Here are some ways to celebrate the holiday with your kids. Some work better in the home, but others would also work in your classroom.

1. Start now, teaching your kids to make a holiday dish. Wouldn’t it impress grandparents, aunts and uncles if your kids made the sweet potatoes or pumpkin pie? One of my children loved making the cranberry sauce — watching the berries pop open as they boiled. (Of course, you would want an older child to do this — not a younger one.)

2. Start each dinner by saying something you are thankful for that day.

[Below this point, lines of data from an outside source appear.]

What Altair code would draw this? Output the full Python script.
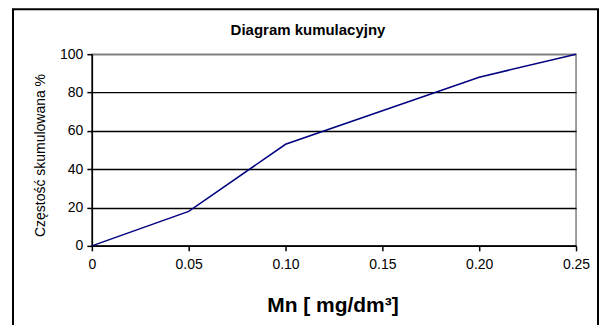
import altair as alt
import pandas as pd

mn = [0.0, 0.05, 0.10, 0.15, 0.20, 0.25]
cum_pct = [0, 18, 53, 70.5, 88, 100]
x_ticks = [0.0, 0.05, 0.10, 0.15, 0.20, 0.25]
y_ticks = [0, 20, 40, 60, 80, 100]

df = pd.DataFrame({"mn": mn, "pct": cum_pct})
FONT = "Liberation Sans"

frame = alt.Chart(pd.DataFrame({"a": [0]})).mark_rect(
    fill=None, stroke="black", strokeWidth=2, clip=False
).encode(
    x=alt.value(-79), x2=alt.value(507), y=alt.value(-45), y2=alt.value(290)
)

line = alt.Chart(df).mark_line(color="#000080", strokeWidth=1.5).encode(
    x=alt.X("mn:Q",
            scale=alt.Scale(domain=[0, 0.25], nice=False, zero=True),
            axis=alt.Axis(values=x_ticks, grid=False,
                          labelExpr="datum.value == 0 ? '0' : format(datum.value, '.2f')",
                          title="Mn [ mg/dm³]", titleFontSize=21, titleFontWeight="bold",
                          titleX=241, titleY=66, titleBaseline="alphabetic",
                          labelFontSize=14, labelPadding=7, tickSize=5, tickWidth=1.5,
                          domainColor="black", domainWidth=1.5, tickColor="black", labelColor="black",
                          labelFlush=False)),
    y=alt.Y("pct:Q",
            scale=alt.Scale(domain=[0, 100], nice=False),
            axis=alt.Axis(values=y_ticks, grid=True,
                          gridColor=alt.condition("datum.value == 100", alt.value("#808080"), alt.value("black")),
                          gridWidth=1.5,
                          title="Częstość skumulowana  %", titleFontSize=14, titleFontWeight="normal",
                          titleX=-44, titleY=101,
                          labelFontSize=14, labelPadding=4, tickSize=5, tickWidth=1.5,
                          domainColor="black", domainWidth=1.5, tickColor="black", labelColor="black")),
)

chart = alt.layer(frame, line).properties(
    width=485, height=192,
    autosize=alt.AutoSizeParams(type="none"),
    padding={"left": 84, "top": 46, "right": 24, "bottom": 79},
    title=alt.TitleParams("Diagram kumulacyjny", fontSize=15, fontWeight="bold",
                          font=FONT, anchor="middle", dx=-26, offset=-30, color="black"),
).configure(font=FONT).configure_axis(
    labelFont=FONT, titleFont=FONT, titleColor="black"
).configure_view(stroke="#808080", strokeWidth=1.5)

chart.save("out.html", embed_options={"renderer": "svg", "actions": False})
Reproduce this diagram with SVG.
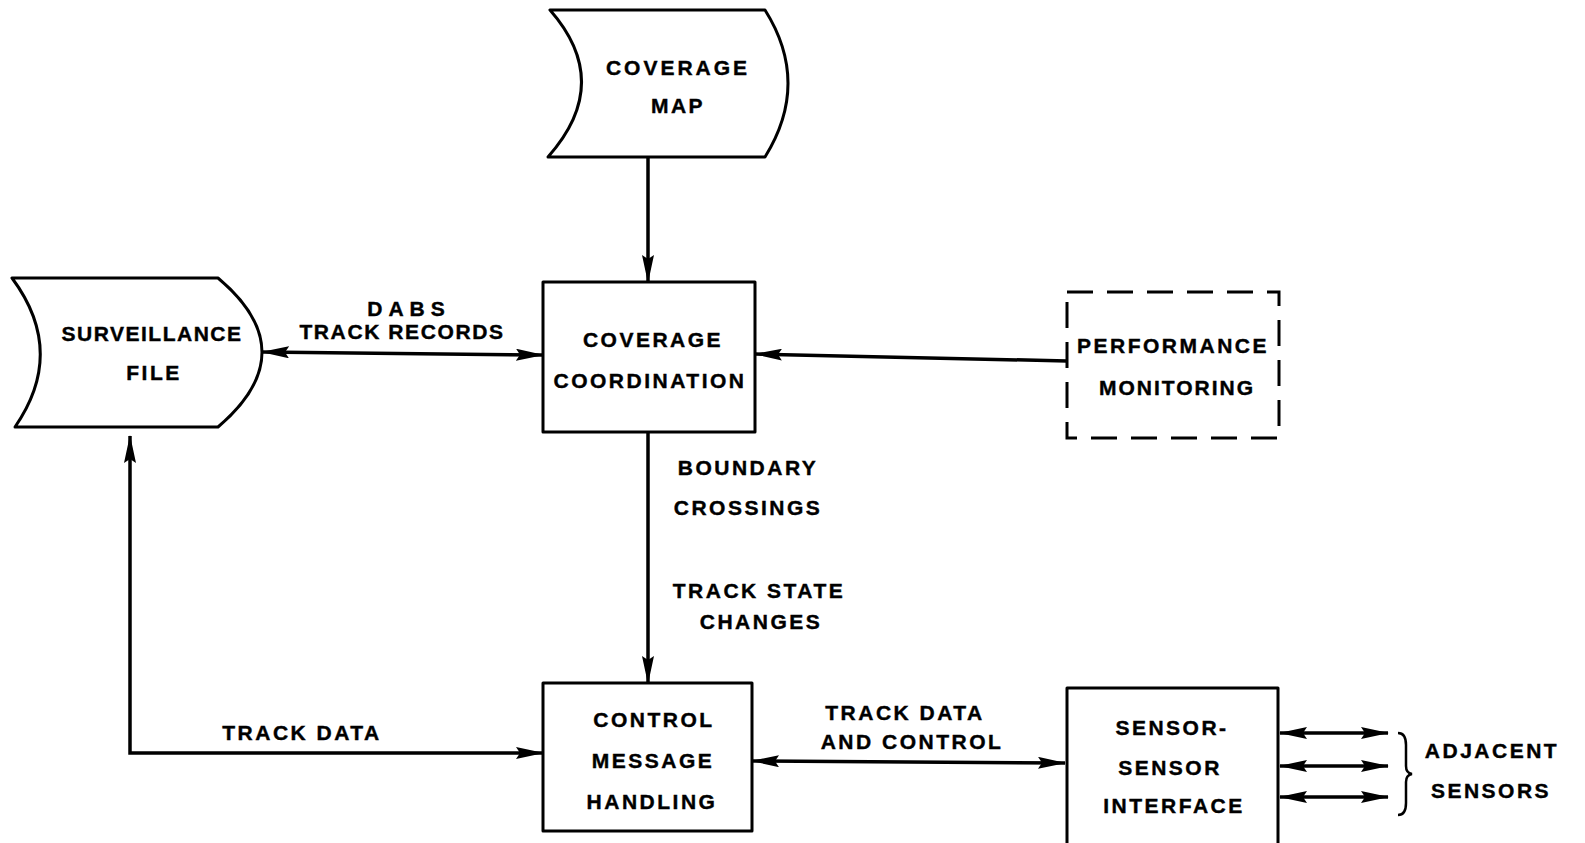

3. Have kids make thankfulness placemats. You could use one of the verses from Monday’s list as text. Laminate the mats or cover with clear contact paper. You could do this for your own family or if you’re having guests on Thanksgiving, kids could make one for each guest.

4. Or, learn a few of the thankfulness verses together as a family. (See Monday’s list.)

5. Make a thanks construction paper garland. Write a reason to be thankful on each loop – continue making your loop longer and by Christmas it should be long enough to hang on the tree or decorate a doorway.

6. Go on a thanks photo shoot. Choose one of the thanksgiving verses to illustrate with pictures, or simply take pictures around your neighborhood or town of things for which you are thankful.

7. Make a family thanksgiving book. This is a good one for younger children. Have them ask your immediate family and also grandparents, cousins, aunts, uncles, etc. three things for which they are thankful. Write them down (or draw pictures) in the book of what they said. (You can make your own book or buy a journal to use.)

8. Give to a women’s and children’s shelter. Find out their biggest needs. (Often time it is packages of underwear, because that’s not something that gets handed down — fortunately.)

9. Write (or draw) thank-you notes to people who do cool things, but aren’t often thanked: A church maintenance crew, the sweet lady next door, the friendly server at the coffee shop, a teacher who has gone out of his/her way to help your child, etc.

10. Every morning surprise your children by putting a post-it note on their door saying something you are thankful for in their lives. Some can be general and some more specific: I am thankful for our family. I am thankful we all love the Lord. I am thankful for your big smile. I am thankful for the way you organized your bookcase last weekend, etc.